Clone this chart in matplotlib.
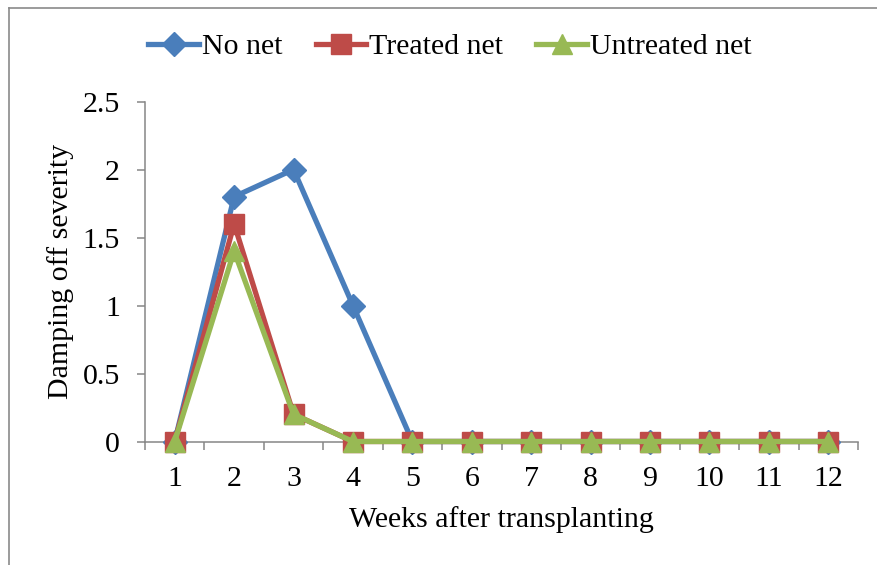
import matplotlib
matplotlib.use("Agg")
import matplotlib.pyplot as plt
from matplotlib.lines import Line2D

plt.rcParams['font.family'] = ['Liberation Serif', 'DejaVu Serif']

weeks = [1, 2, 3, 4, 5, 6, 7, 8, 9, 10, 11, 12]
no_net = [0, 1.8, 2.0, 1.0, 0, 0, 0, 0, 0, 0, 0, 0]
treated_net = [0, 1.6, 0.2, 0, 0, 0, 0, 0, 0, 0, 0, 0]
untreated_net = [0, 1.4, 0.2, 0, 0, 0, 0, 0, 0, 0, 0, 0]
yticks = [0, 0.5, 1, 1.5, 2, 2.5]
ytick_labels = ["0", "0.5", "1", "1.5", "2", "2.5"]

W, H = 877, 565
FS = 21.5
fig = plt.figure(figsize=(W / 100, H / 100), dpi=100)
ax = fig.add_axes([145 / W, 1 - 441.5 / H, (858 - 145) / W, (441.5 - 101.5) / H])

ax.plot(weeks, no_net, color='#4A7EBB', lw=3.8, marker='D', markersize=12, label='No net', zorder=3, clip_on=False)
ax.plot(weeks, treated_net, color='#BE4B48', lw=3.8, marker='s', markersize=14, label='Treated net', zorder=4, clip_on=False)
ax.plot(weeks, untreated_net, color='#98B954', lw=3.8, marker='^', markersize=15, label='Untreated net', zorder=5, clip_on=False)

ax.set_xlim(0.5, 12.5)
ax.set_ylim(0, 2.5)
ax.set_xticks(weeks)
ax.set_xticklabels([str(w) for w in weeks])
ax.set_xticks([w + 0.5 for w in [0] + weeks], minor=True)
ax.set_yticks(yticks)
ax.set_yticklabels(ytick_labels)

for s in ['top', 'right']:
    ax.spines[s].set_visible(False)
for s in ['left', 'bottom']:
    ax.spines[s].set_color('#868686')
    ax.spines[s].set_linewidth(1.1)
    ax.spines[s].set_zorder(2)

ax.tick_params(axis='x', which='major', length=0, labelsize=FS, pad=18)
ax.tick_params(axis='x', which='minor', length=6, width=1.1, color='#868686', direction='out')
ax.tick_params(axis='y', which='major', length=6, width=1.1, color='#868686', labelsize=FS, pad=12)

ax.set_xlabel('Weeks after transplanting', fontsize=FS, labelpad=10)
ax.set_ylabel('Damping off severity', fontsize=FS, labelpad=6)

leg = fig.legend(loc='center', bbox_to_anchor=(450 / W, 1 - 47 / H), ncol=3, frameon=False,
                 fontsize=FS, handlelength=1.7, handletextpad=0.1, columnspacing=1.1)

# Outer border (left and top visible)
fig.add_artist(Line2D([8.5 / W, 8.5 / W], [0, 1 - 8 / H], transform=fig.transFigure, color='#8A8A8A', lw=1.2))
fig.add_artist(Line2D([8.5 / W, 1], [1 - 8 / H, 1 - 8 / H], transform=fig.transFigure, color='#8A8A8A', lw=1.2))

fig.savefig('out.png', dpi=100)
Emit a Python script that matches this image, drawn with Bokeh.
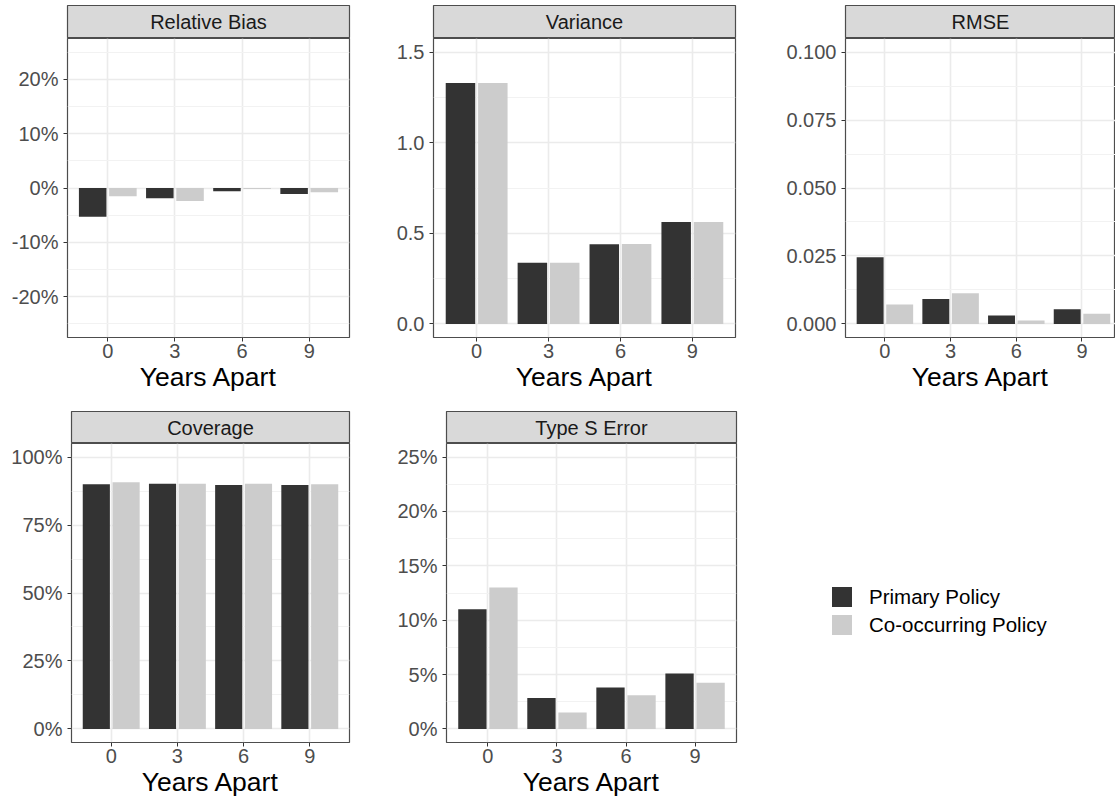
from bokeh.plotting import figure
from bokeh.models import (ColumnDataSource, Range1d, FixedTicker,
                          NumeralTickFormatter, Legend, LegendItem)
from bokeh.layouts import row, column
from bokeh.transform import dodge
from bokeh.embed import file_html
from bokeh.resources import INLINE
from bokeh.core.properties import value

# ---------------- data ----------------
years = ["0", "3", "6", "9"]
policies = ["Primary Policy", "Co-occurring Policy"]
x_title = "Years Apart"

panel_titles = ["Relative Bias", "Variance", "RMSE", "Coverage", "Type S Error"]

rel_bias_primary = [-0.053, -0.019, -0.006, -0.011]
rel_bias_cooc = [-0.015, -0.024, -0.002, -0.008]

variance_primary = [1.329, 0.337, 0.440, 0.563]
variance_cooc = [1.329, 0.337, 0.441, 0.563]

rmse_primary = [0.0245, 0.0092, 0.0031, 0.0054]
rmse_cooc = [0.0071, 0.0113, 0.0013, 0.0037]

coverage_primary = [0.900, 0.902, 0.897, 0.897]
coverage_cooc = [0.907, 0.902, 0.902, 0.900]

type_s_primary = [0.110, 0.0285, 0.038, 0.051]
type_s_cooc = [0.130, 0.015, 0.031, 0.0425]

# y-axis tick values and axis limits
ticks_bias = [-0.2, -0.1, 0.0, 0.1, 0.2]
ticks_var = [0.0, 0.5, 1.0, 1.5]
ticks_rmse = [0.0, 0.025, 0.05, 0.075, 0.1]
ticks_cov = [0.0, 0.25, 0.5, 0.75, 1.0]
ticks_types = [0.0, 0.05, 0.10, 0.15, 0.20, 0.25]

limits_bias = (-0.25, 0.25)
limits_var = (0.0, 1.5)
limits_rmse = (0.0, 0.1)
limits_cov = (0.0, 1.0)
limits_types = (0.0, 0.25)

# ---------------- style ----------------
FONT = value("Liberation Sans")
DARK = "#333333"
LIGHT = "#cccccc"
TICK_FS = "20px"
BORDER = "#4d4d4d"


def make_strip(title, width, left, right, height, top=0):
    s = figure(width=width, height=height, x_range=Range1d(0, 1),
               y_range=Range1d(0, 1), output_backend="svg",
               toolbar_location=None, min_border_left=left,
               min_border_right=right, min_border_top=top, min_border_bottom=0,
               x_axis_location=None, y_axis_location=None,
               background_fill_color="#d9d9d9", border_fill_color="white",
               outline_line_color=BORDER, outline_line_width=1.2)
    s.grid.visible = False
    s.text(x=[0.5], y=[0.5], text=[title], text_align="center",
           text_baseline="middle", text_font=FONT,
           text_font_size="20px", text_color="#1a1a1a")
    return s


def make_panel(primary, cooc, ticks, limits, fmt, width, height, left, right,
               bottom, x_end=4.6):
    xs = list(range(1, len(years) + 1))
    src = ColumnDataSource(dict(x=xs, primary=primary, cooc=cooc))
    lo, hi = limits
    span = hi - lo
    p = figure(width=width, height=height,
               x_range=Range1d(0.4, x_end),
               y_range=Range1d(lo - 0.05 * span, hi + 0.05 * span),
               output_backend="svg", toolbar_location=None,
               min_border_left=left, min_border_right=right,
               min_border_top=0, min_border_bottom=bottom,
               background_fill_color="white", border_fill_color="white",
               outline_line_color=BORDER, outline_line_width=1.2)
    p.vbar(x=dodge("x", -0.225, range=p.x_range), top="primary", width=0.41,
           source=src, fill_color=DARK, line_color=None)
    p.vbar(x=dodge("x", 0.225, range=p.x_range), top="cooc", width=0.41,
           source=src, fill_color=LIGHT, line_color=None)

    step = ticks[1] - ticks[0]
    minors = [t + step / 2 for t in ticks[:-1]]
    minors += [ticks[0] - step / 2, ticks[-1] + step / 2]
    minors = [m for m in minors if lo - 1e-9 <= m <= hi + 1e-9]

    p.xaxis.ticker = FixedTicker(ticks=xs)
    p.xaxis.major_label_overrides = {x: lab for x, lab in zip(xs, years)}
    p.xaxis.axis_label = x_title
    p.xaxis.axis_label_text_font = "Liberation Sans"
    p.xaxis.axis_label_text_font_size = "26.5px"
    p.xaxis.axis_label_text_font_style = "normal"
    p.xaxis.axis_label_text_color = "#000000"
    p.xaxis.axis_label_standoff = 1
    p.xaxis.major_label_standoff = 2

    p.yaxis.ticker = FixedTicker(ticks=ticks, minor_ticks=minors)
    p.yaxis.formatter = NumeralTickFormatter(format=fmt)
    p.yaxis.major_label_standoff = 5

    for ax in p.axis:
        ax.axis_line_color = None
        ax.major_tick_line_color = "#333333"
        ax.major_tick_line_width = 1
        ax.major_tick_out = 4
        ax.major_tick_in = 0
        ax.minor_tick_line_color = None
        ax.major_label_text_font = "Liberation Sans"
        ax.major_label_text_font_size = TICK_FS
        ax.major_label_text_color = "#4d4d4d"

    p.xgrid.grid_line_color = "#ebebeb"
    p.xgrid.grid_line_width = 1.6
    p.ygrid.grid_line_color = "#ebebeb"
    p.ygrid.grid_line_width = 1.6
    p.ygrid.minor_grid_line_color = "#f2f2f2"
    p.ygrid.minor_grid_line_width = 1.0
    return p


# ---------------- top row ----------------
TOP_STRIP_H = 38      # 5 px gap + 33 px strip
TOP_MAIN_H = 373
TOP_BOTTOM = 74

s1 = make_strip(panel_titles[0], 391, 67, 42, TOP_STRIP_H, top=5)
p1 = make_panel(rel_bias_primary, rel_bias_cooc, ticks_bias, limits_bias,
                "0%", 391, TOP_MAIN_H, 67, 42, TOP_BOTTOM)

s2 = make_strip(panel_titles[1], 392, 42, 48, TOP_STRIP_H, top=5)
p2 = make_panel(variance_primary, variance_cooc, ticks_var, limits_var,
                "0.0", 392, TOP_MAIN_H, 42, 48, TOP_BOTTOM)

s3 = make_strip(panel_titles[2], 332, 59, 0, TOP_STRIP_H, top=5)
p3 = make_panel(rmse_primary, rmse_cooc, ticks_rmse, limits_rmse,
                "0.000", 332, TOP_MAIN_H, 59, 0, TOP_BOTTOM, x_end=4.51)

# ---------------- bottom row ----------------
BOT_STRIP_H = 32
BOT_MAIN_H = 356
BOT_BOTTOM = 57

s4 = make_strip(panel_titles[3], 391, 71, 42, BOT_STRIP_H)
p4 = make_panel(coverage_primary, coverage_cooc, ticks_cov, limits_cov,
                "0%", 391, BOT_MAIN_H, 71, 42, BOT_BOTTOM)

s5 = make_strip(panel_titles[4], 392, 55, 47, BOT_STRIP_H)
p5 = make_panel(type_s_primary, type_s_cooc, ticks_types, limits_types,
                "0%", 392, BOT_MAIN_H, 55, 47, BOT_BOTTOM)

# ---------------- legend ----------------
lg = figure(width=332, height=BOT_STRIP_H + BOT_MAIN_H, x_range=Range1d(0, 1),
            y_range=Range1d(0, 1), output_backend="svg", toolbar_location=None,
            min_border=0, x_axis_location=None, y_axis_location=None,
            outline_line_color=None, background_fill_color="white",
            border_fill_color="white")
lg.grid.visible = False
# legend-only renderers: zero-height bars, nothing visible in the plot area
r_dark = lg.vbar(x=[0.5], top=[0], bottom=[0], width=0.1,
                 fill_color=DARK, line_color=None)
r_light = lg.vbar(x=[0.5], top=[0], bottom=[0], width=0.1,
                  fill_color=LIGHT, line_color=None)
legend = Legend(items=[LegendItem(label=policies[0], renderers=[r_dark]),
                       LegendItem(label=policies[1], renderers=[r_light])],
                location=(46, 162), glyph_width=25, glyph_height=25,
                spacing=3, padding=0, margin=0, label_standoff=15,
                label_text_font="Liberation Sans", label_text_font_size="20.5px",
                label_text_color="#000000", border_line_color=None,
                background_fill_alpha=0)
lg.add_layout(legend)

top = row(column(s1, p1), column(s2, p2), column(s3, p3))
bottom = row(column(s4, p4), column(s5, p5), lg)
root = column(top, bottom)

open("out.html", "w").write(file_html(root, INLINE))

════════

Transcribe exactly, with no pictures, the lines running from the first line of the material through the line holding "plt.rcParams['font.family'] = ['Liberation".

Clone this chart in matplotlib.
import matplotlib
matplotlib.use("Agg")
import matplotlib.pyplot as plt
from matplotlib.lines import Line2D

plt.rcParams['font.family'] = ['Liberation Serif', 'DejaVu Serif']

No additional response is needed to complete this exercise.